The two presentations were followed by 45 minutes of public comment to the Planning Board on a draft wind turbine ordinance. The draft was based on an ordinance adopted by a town in Wisconsin. Buckfield Town Manager Glen Holmes pointed out that some of the material referenced in that ordinance was questionable.

Resident Eileen Hotham spoke in favor of the project, pointing out that residents needed a tax break.

Retired professor Charles Berg said he was “an engineer by training and preference,” and pointed out that he liked technology.

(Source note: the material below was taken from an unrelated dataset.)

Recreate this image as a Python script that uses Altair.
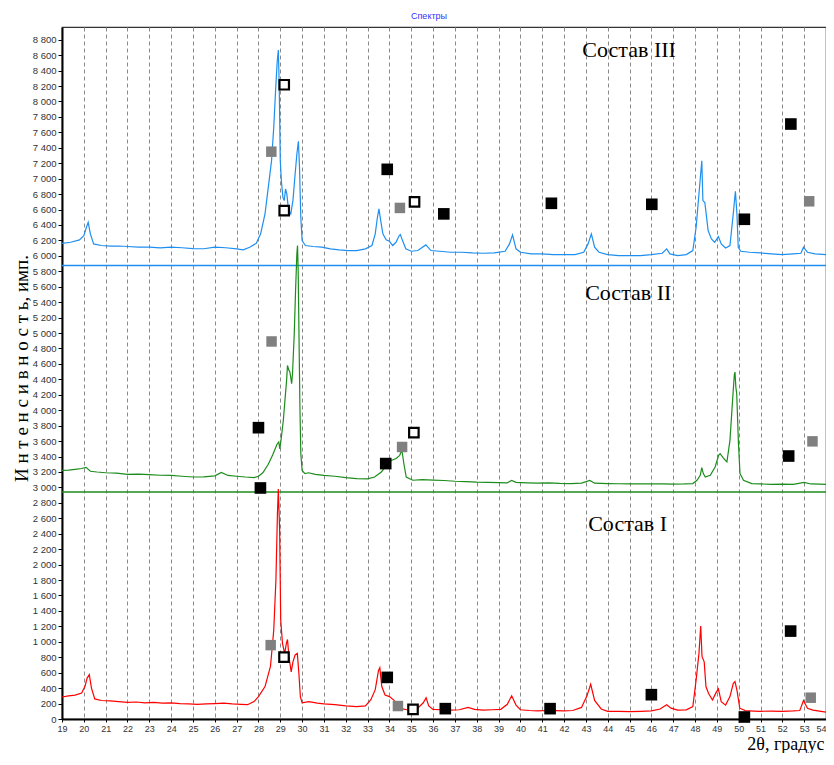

However, he said that there was “not enough evidence in the U.S. to support the push for turbines.” He said there were no government studies on “what did the energy you take out of the wind do before you removed it.” He pointed out that “when you build windmills it will inevitably change the character of land downstream.”

There had been different views expressed on how far ice could be thrown from the blades. Berg cited at least one example where ice thrown from a turbine had destroyed a barn.
He said he had done the calculations for the largest turbines, which have a tip speed of Mach 0.6 and can throw ice with the velocity of an 80-mm mortar.

At the Planning Board meeting that followed the public comment, officials decided to review the model ordinance line by line at the Sept. 21 meeting, set for 6:30 p.m. The document would then be sent to selectmen, who may bring it to a town meeting.